I've been looking through (and printing out) stereograms from the Library of Congress, Smithsonian, etc, to view on my stereoviewer. There are also some recently-published books of these which include a stereoviewer in the front cover.
Text from the back of the photo card; probably around 1930 (at the end of the popularity of stereograms)
"WHEN THE FROST IS ON THE PUN'K-IN, AND THE FODDER'S IN THE SHOCK"
INDIANA. Lat. 40° N.; Long. 86° W.
Here is a genuine fall scene in the country You could almost walk across
the cornfield by stepping from pumpkin to pumpkin. In the background are
some fodder shocks, and beyond this lies the apple orchard.
It is "gathering-in" time in the fall. In the bright days of autumn when
the frost glitters in the early morning, farmers begin to gather in the
crops.
James Whitcomb Riley, the Indiana poet, thought this the best time of the
year. He tells about it in the poem that is the subject of this
description. You have doubtless read others of his poems such as "When the
Flag Goes By, "The Old Swimmin' Hole," "Out to Old Aunt Mary's." Riley was
born in 1853 at Greenfield, Indiana. He had only a common school education.
Then he went as an assistant to a patent medicine man. Later he began
writing verse for the Indianapolis papers. He soon became popular as the
"Hoosier Poet" , and is known all over the world where people like the
poetry of common things.
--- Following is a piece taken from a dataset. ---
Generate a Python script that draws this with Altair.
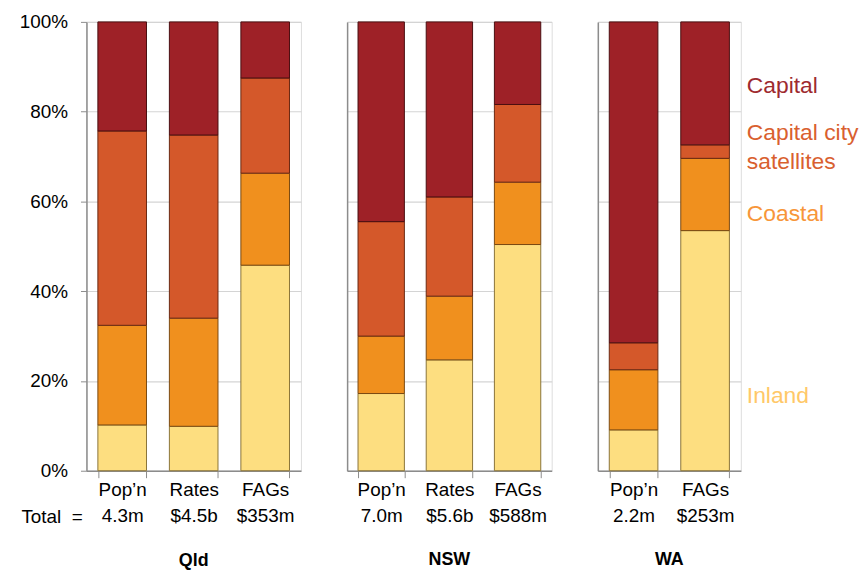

He died in 1916.
Whittier also wrote a poem on the pumpkin:
From his home in the north.
On the fields of his harvest the Yankee looks forth,
Where crook-necks are curling and yellow fruit shines,
And the sun of September melts down on his vines.
What moistens the lip and what brightens the eye?
What calls back the past like the rich pumpkin pie?
When wild, ugly faces we carved in its skin,
Glaring out through the dark with a candle within!"
The last lines refer to Hallowe'en when the shell of the pumpkin is used to
make a head in which a candle is set.